This week, the Second Circuit Court of Appeals reinstated Lauren Summa’s retaliation case against Hofstra University. Initially filed in 2008, Summa’s lawsuit arose out of sexual harassment she experienced as part of her job as the graduate student manager of the football team. She alleged that not only did coaching staff fail to adequately respond to her complaints of certain incidents that created a hostile environment for her, she was also replaced as the student manager the following season, as well as denied a graduate student position elsewhere on campus, in retaliation for having complained about football players’ harassing behavior. A federal district court dismissed both her harassment and retaliation claims after concluding that she had failed to provide sufficient evidence to support either claim. The Court of Appeals’ decision this week agreed with the district court that the university’s response to the harassing incident was sufficient. But the court reversed the prior dismissal of Summa’s retaliation claim, allowing that claim to move forward toward trial.
Title VII, which applies coextensively with Title IX in this case because Summa was a student-employee, requires retaliation plaintiffs to prove, in the first instance, that they engaged in protected activity, that they experienced adverse employment action, and that the latter happened because of the former.
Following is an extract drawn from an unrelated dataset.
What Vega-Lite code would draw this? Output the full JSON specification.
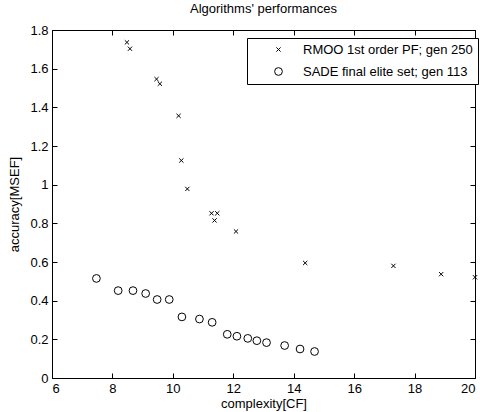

The appellate court determined that Summa had the requisite “good faith belief” that her complaints to campus safety and to the University’ Equality Office about the football players’ behavior constituted a complaint about a legally actionable harassment. Retaliation plaintiffs are protected even when it turns out that what they complained about is not actually a violation of law. The fact that the university responded to Summa’s complaints, such as by investigating an incident that took place on the bus, and by requiring the athletics staff to undergo harassment training, also reflects on the reasonableness of her belief that something unlawful had occurred.
The appellate court also found sufficient evidence on which a jury could find that Summa was not rehired in the spring because of her complaints. The district court had rejected the possibility of a connection, citing a lack of proof that the staff member directly responsible for discontinuing Summa’s employment actually knew that she had complained about harassment. But given that Summa’s position was supposed to continue in the spring, someone must have told that staff member to hire a new manager instead of letting Summa continue. It would be reasonable for a jury to infer that this order came from the head football coach, who of course knew about Summa’s complaints. Summa’s termination also happened close enough in time to suggest it was connected to her having complained, despite the passage of four months between them. Since Summa complained at the end of the fall season and was terminated at the beginning of the spring season, the adverse action took place at the earliest opportunity for retaliation to occur. Moreover, the court agreed that Summa’s exclusion from subsequent employment in other departments of the university happened sufficiently close in time to be related to the subsequent steps she took, such as filing this lawsuit, to continue to press her case.
Hofstra argued that Summa was not rehired in the spring for reasons other than retaliation — namely, that she had failed to indicate her intention to continue in the job. But the court found this claim belied by documentary evidence, such as emails between Summa and athletics staff discussing the stipend she would receive for the spring season. And as for Hofstra’s claim that Summa did not receive employment elsewhere in the university due to lack of qualifications, the court cited evidence suggesting was singled out for an additional hiring interview that was designed to turn up evidence undermining of her qualifications.
For these reasons, the court reinstated Summa’s retaliation claim against Hofstra, and she can now proceed to trial. However, I’d be surprised if the parties decided not to reach a settlement instead. Not only are settlements typical in these sorts of cases, my guess is that that the wages Summa would have received had her student-employment continued, her likely measure of damages, are not so high as to justify the high cost of trial.
Decision: Summa v. Hofstra University, 2013 WL 627710 (2d Cir. Feb. 20, 2012).